Tami Bonnell, President, US Organization, EXIT Realty Corp. International. Bonnell's real estate career spans more than 25 years during which she was instrumental in building three major brands. Ms Bonnell has been featured several times in major industry publications across the country. Since becoming President of the US Organization for EXIT Realty Corp. International, her focus is on growth and profitability for Regions, Brokers and Agents.
(TheNicheReport) -- Whether you’re recruiting an agent into your company or selling property, real estate has everything to do with making connections, and through those connections, building relationships. In this rapid-fire world of hyper-technology, we no longer connect the same way we used to. People broadcast instead of connecting. They add names to long lists and generate drip email campaigns or tweet 20 times a day, often pushing their message out with little regard to the actual person receiving it. We may have 1,000 touches on Facebook, Twitter or LinkedIn, but that number of contacts doesn’t translate into a strong foundation for your business.
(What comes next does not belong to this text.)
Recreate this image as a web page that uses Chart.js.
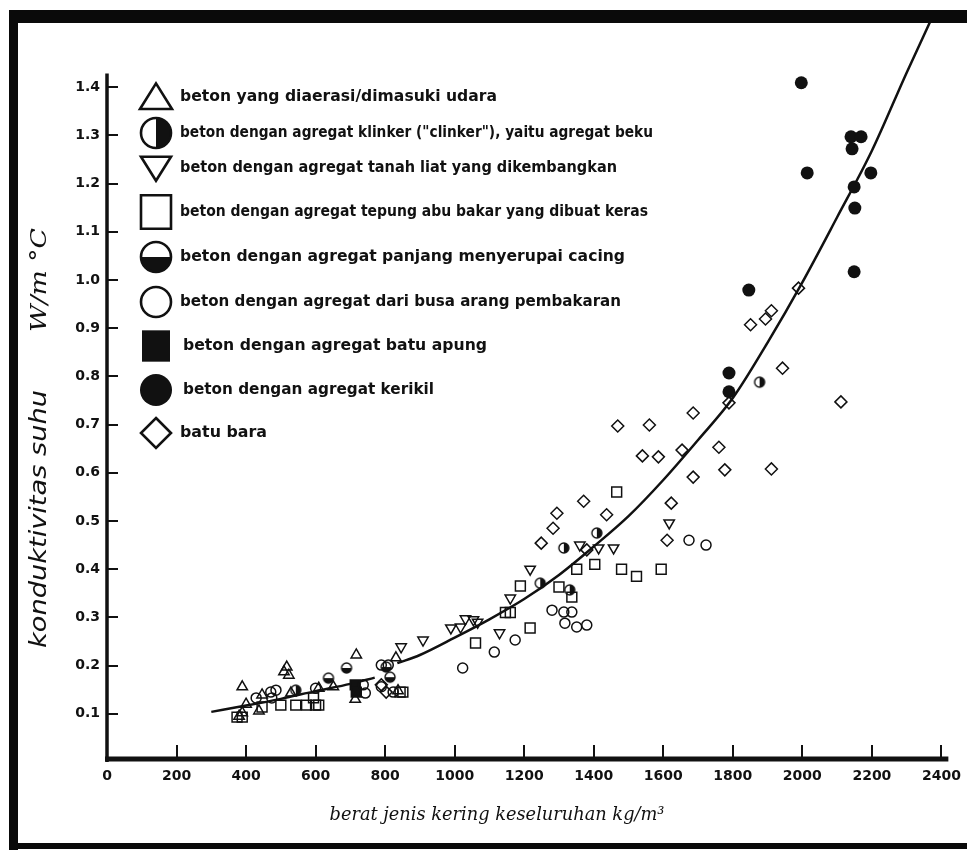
<!DOCTYPE html>
<html>
<head>
<meta charset="utf-8">
<script src="https://cdn.jsdelivr.net/npm/chart.js@4.4.1/dist/chart.umd.min.js"></script>
<style>
html, body { margin: 0; padding: 0; background: #fff; }
</style>
</head>
<body>
<canvas id="chart" width="967" height="852"></canvas>
<script>
// seri data
const seriesLabels = [
    'beton yang diaerasi/dimasuki udara',
    'beton dengan agregat klinker ("clinker"), yaitu agregat beku',
    'beton dengan agregat tanah liat yang dikembangkan',
    'beton dengan agregat tepung abu bakar yang dibuat keras',
    'beton dengan agregat panjang menyerupai cacing',
    'beton dengan agregat dari busa arang pembakaran',
    'beton dengan agregat batu apung',
    'beton dengan agregat kerikil',
    'batu bara'
];

const aeratedX = [380, 389, 389, 400, 437, 446, 509, 517, 523, 529, 609, 651, 714, 717, 831, 837];
const aeratedY = [0.095, 0.102, 0.156, 0.120, 0.106, 0.139, 0.187, 0.197, 0.180, 0.143, 0.153, 0.156, 0.130, 0.222, 0.216, 0.148];

const clinkerX = [543, 1246, 1314, 1331, 1409, 1877];
const clinkerY = [0.149, 0.371, 0.444, 0.357, 0.475, 0.788];

const clayX = [846, 909, 989, 1017, 1031, 1054, 1066, 1129, 1160, 1217, 1360, 1414, 1457, 1617];
const clayY = [0.239, 0.253, 0.278, 0.280, 0.297, 0.295, 0.290, 0.268, 0.340, 0.400, 0.450, 0.444, 0.444, 0.496];

const flyAshX = [374, 389, 446, 500, 543, 574, 594, 600, 609, 843, 851, 1060, 1146, 1160, 1189, 1217, 1300, 1337, 1351, 1403, 1466, 1480, 1523, 1594];
const flyAshY = [0.093, 0.093, 0.114, 0.118, 0.118, 0.118, 0.133, 0.118, 0.118, 0.145, 0.145, 0.247, 0.310, 0.310, 0.365, 0.278, 0.363, 0.342, 0.400, 0.410, 0.560, 0.400, 0.385, 0.400];

const wormX = [637, 689, 803, 814];
const wormY = [0.174, 0.195, 0.197, 0.176];

const foamX = [429, 471, 474, 486, 600, 737, 743, 789, 809, 789, 823, 1023, 1114, 1174, 1280, 1314, 1317, 1337, 1351, 1380, 1674, 1723];
const foamY = [0.133, 0.145, 0.133, 0.149, 0.153, 0.160, 0.143, 0.201, 0.201, 0.156, 0.145, 0.195, 0.228, 0.253, 0.315, 0.311, 0.288, 0.311, 0.280, 0.284, 0.460, 0.450];

const pumiceX = [714, 717];
const pumiceY = [0.160, 0.145];

const gravelX = [1789, 1789, 1846, 1997, 2014, 2140, 2143, 2169, 2197, 2149, 2151, 2149];
const gravelY = [0.807, 0.768, 0.979, 1.409, 1.222, 1.297, 1.272, 1.297, 1.222, 1.193, 1.149, 1.017];

const coalX = [789, 803, 1249, 1283, 1294, 1371, 1380, 1437, 1469, 1540, 1560, 1586, 1611, 1623, 1654, 1686, 1686, 1760, 1777, 1789, 1851, 1894, 1911, 1911, 1943, 1989, 2111];
const coalY = [0.160, 0.145, 0.454, 0.485, 0.516, 0.541, 0.440, 0.513, 0.697, 0.635, 0.699, 0.633, 0.460, 0.537, 0.647, 0.724, 0.591, 0.653, 0.606, 0.745, 0.907, 0.919, 0.936, 0.608, 0.817, 0.983, 0.747];

// garis kurva (null = putus)
const curveX = [300, 400, 500, 600, 700, 770, 800, 835, 900, 1000, 1100, 1200, 1300, 1400, 1500, 1600, 1700, 1800, 1900, 2000, 2100, 2200, 2300, 2380];
const curveY = [0.104, 0.117, 0.131, 0.147, 0.162, 0.175, null, 0.205, 0.222, 0.258, 0.296, 0.338, 0.388, 0.447, 0.510, 0.585, 0.668, 0.755, 0.870, 0.995, 1.130, 1.268, 1.430, 1.555];

// sumbu
const xTicks = [0, 200, 400, 600, 800, 1000, 1200, 1400, 1600, 1800, 2000, 2200, 2400];
const xTickLabels = ['0', '200', '400', '600', '800', '1000', '1200', '1400', '1600', '1800', '2000', '2200', '2400'];
const yTicks = [0.1, 0.2, 0.3, 0.4, 0.5, 0.6, 0.7, 0.8, 0.9, 1.0, 1.1, 1.2, 1.3, 1.4];
const yTickLabels = ['0.1', '0.2', '0.3', '0.4', '0.5', '0.6', '0.7', '0.8', '0.9', '1.0', '1.1', '1.2', '1.3', '1.4'];

const xTitle = 'berat jenis kering keseluruhan kg/m\u00b3';
const yTitle1 = 'konduktivitas suhu';
const yTitle2 = 'W/m \u00b0C';

const INK = '#111';

function toPoints(xs, ys) {
    return xs.map((x, i) => ({ x: x, y: ys[i] }));
}

// gambar simbol legenda / titik
function drawMarker(ctx, kind, x, y, r, lw) {
    ctx.save();
    ctx.lineWidth = lw;
    ctx.strokeStyle = INK;
    ctx.fillStyle = INK;
    ctx.beginPath();
    if (kind === 'triangle') {
        ctx.moveTo(x, y - r * 0.85);
        ctx.lineTo(x + r, y + r * 0.75);
        ctx.lineTo(x - r, y + r * 0.75);
        ctx.closePath();
        ctx.stroke();
    } else if (kind === 'triangleDown') {
        ctx.moveTo(x - r, y - r * 0.75);
        ctx.lineTo(x + r, y - r * 0.75);
        ctx.lineTo(x, y + r * 0.85);
        ctx.closePath();
        ctx.stroke();
    } else if (kind === 'rect') {
        ctx.rect(x - r, y - r * 1.12, 2 * r, 2.24 * r);
        ctx.stroke();
    } else if (kind === 'rectFilled') {
        ctx.rect(x - r, y - r * 1.12, 2 * r, 2.24 * r);
        ctx.fill();
    } else if (kind === 'rectRot') {
        ctx.moveTo(x, y - r);
        ctx.lineTo(x + r, y);
        ctx.lineTo(x, y + r);
        ctx.lineTo(x - r, y);
        ctx.closePath();
        ctx.stroke();
    } else if (kind === 'circle') {
        ctx.arc(x, y, r, 0, Math.PI * 2);
        ctx.stroke();
    } else if (kind === 'circleFilled') {
        ctx.arc(x, y, r, 0, Math.PI * 2);
        ctx.fill();
    } else if (kind === 'halfRight') {
        ctx.arc(x, y, r, -Math.PI / 2, Math.PI / 2);
        ctx.closePath();
        ctx.fill();
        ctx.beginPath();
        ctx.arc(x, y, r, 0, Math.PI * 2);
        ctx.stroke();
    } else if (kind === 'halfBottom') {
        ctx.arc(x, y, r, 0, Math.PI);
        ctx.closePath();
        ctx.fill();
        ctx.beginPath();
        ctx.arc(x, y, r, 0, Math.PI * 2);
        ctx.stroke();
    }
    ctx.restore();
}

function markerImage(kind, r, lw) {
    const c = document.createElement('canvas');
    const size = Math.ceil(2 * r + 4);
    c.width = size;
    c.height = size;
    drawMarker(c.getContext('2d'), kind, size / 2, size / 2, r, lw);
    return c;
}

function scatterSet(i, xs, ys, kind, style, extra) {
    return Object.assign({
        type: 'scatter',
        label: seriesLabels[i],
        legendKind: kind,
        data: toPoints(xs, ys),
        pointStyle: style,
        pointRadius: 5,
        pointBorderWidth: 1.5,
        pointBorderColor: INK,
        pointBackgroundColor: 'rgba(0,0,0,0)',
        showLine: false
    }, extra || {});
}

const datasets = [
    scatterSet(0, aeratedX, aeratedY, 'triangle', 'triangle', { pointRadius: 6 }),
    scatterSet(1, clinkerX, clinkerY, 'halfRight', markerImage('halfRight', 5, 1.4)),
    scatterSet(2, clayX, clayY, 'triangleDown', 'triangle', { pointRadius: 6, rotation: 180 }),
    scatterSet(3, flyAshX, flyAshY, 'rect', 'rect', { pointRadius: 7 }),
    scatterSet(4, wormX, wormY, 'halfBottom', markerImage('halfBottom', 5, 1.4)),
    scatterSet(5, foamX, foamY, 'circle', 'circle', { pointRadius: 5 }),
    scatterSet(6, pumiceX, pumiceY, 'rectFilled', 'rect', { pointRadius: 7, pointBackgroundColor: INK }),
    scatterSet(7, gravelX, gravelY, 'circleFilled', 'circle', { pointRadius: 6.5, pointBackgroundColor: INK, pointBorderWidth: 0 }),
    scatterSet(8, coalX, coalY, 'rectRot', 'rectRot', { pointRadius: 6 }),
    {
        type: 'line',
        label: 'kurva',
        data: toPoints(curveX, curveY),
        borderColor: INK,
        borderWidth: 2.5,
        pointRadius: 0,
        cubicInterpolationMode: 'monotone',
        spanGaps: false,
        fill: false
    }
];

// bingkai hitam di sekeliling gambar
const framePlugin = {
    id: 'frame',
    beforeDraw(chart) {
        const ctx = chart.ctx;
        ctx.save();
        ctx.fillStyle = '#fff';
        ctx.fillRect(0, 0, chart.width, chart.height);
        ctx.fillStyle = '#0a0a0a';
        ctx.fillRect(9, 10, 9, 840);
        ctx.fillRect(9, 10, chart.width - 9, 13);
        ctx.fillRect(9, 843, chart.width - 9, 6);
        ctx.restore();
    }
};

// garis sumbu, tanda tick ke dalam, judul sumbu, legenda
const axesPlugin = {
    id: 'axesDeco',
    afterDatasetsDraw(chart) {
        const ctx = chart.ctx;
        const xs = chart.scales.x;
        const ys = chart.scales.y;
        const x0 = xs.getPixelForValue(0);
        const y0 = ys.getPixelForValue(0);
        ctx.save();
        ctx.strokeStyle = INK;
        ctx.lineCap = 'butt';
        ctx.lineWidth = 3.5;
        ctx.beginPath();
        ctx.moveTo(x0, ys.getPixelForValue(1.428));
        ctx.lineTo(x0, y0);
        ctx.stroke();
        ctx.lineWidth = 5;
        ctx.beginPath();
        ctx.moveTo(x0 - 2, y0 - 3);
        ctx.lineTo(xs.right, y0 - 3);
        ctx.stroke();
        ctx.lineWidth = 2;
        yTicks.forEach(v => {
            const p = Math.round(ys.getPixelForValue(v));
            ctx.beginPath();
            ctx.moveTo(x0, p);
            ctx.lineTo(x0 + 11, p);
            ctx.stroke();
        });
        xTicks.forEach(v => {
            if (v === 0) return;
            const p = Math.round(xs.getPixelForValue(v));
            ctx.beginPath();
            ctx.moveTo(p, y0 - 17);
            ctx.lineTo(p, y0 - 4);
            ctx.stroke();
        });
        ctx.restore();
    },
    afterDraw(chart, args, opts) {
        const ctx = chart.ctx;
        ctx.save();
        ctx.fillStyle = INK;
        ctx.textBaseline = 'middle';

        // judul sumbu
        fitText(ctx, xTitle, 497, 815, 335, 'italic 19px "DejaVu Serif"', 'center');
        ctx.save();
        ctx.translate(40, 519);
        ctx.rotate(-Math.PI / 2);
        fitText(ctx, yTitle1, 0, 0, 258, 'italic 23px "DejaVu Sans"', 'center');
        ctx.restore();
        ctx.save();
        ctx.translate(40, 280);
        ctx.rotate(-Math.PI / 2);
        fitText(ctx, yTitle2, 0, 0, 104, 'italic 23px "DejaVu Serif"', 'center');
        ctx.restore();

        // legenda
        chart.data.datasets.forEach((ds, i) => {
            if (!ds.legendKind) return;
            const row = opts.rows[i];
            drawMarker(ctx, ds.legendKind, opts.markerX, row[0], row[1], 2.6);
            fitText(ctx, ds.label, row[2], row[0], row[3], opts.font, 'left');
        });
        ctx.restore();
    }
};

function fitText(ctx, text, x, y, width, font, align) {
    ctx.save();
    ctx.font = font;
    ctx.textAlign = 'left';
    const w = ctx.measureText(text).width;
    const k = width / w;
    const left = align === 'center' ? x - width / 2 : x;
    ctx.translate(left, y);
    ctx.scale(k, 1);
    ctx.fillText(text, 0, 0);
    ctx.restore();
}

const tickFont = { family: '"DejaVu Sans", sans-serif', size: 14, weight: 'bold' };

new Chart(document.getElementById('chart'), {
    data: { datasets: datasets },
    options: {
        responsive: false,
        animation: false,
        devicePixelRatio: 1,
        layout: { padding: { left: 0, right: 13, top: 23, bottom: 0 } },
        plugins: {
            legend: { display: false },
            tooltip: { enabled: false },
            axesDeco: {
                markerX: 156,
                font: 'bold 15px "DejaVu Sans", sans-serif',
                // [y, ukuran simbol, x teks, lebar teks]
                rows: [
                    [97, 16, 180, 317],
                    [133, 15, 180, 473],
                    [168, 15, 180, 437],
                    [212, 15, 180, 468],
                    [257, 15, 180, 445],
                    [302, 15, 180, 441],
                    [346, 14, 183, 304],
                    [390, 16, 183, 251],
                    [433, 15, 180, 87]
                ]
            }
        },
        scales: {
            x: {
                type: 'linear',
                min: 0,
                max: 2420,
                afterBuildTicks: s => { s.ticks = xTicks.map(v => ({ value: v })); },
                afterFit: s => { s.height = 90; },
                ticks: {
                    autoSkip: false,
                    maxRotation: 0,
                    padding: 6,
                    color: INK,
                    font: tickFont,
                    callback: v => xTickLabels[xTicks.indexOf(v)]
                },
                grid: { display: false, drawTicks: false },
                border: { display: false }
            },
            y: {
                type: 'linear',
                min: 0,
                max: 1.533,
                afterBuildTicks: s => { s.ticks = yTicks.map(v => ({ value: v })); },
                afterFit: s => { s.width = 107; },
                ticks: {
                    padding: 7,
                    color: INK,
                    font: tickFont,
                    callback: v => yTickLabels[yTicks.indexOf(v)]
                },
                grid: { display: false, drawTicks: false },
                border: { display: false }
            }
        }
    },
    plugins: [framePlugin, axesPlugin]
});
</script>
</body>
</html>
Ask yourself this: if you were looking for an investment (whether an investment in where you’re going to work or a house you want to buy or sell), would you place your trust in someone who pushes their own agenda? Would you entrust your long-term future, your nest egg, the home where you’ve bathed your children, to someone you haven’t connected with? Probably not. Studies prove time and again that people want to feel like they’re a part of something better. They want to matter. Even infants who are clothed, fed and sheltered fail to thrive in the absence of human connection. As humans we are inherently connectors. As good as video and other technologies may be, if we don’t connect in a real and genuine way, we don’t grow.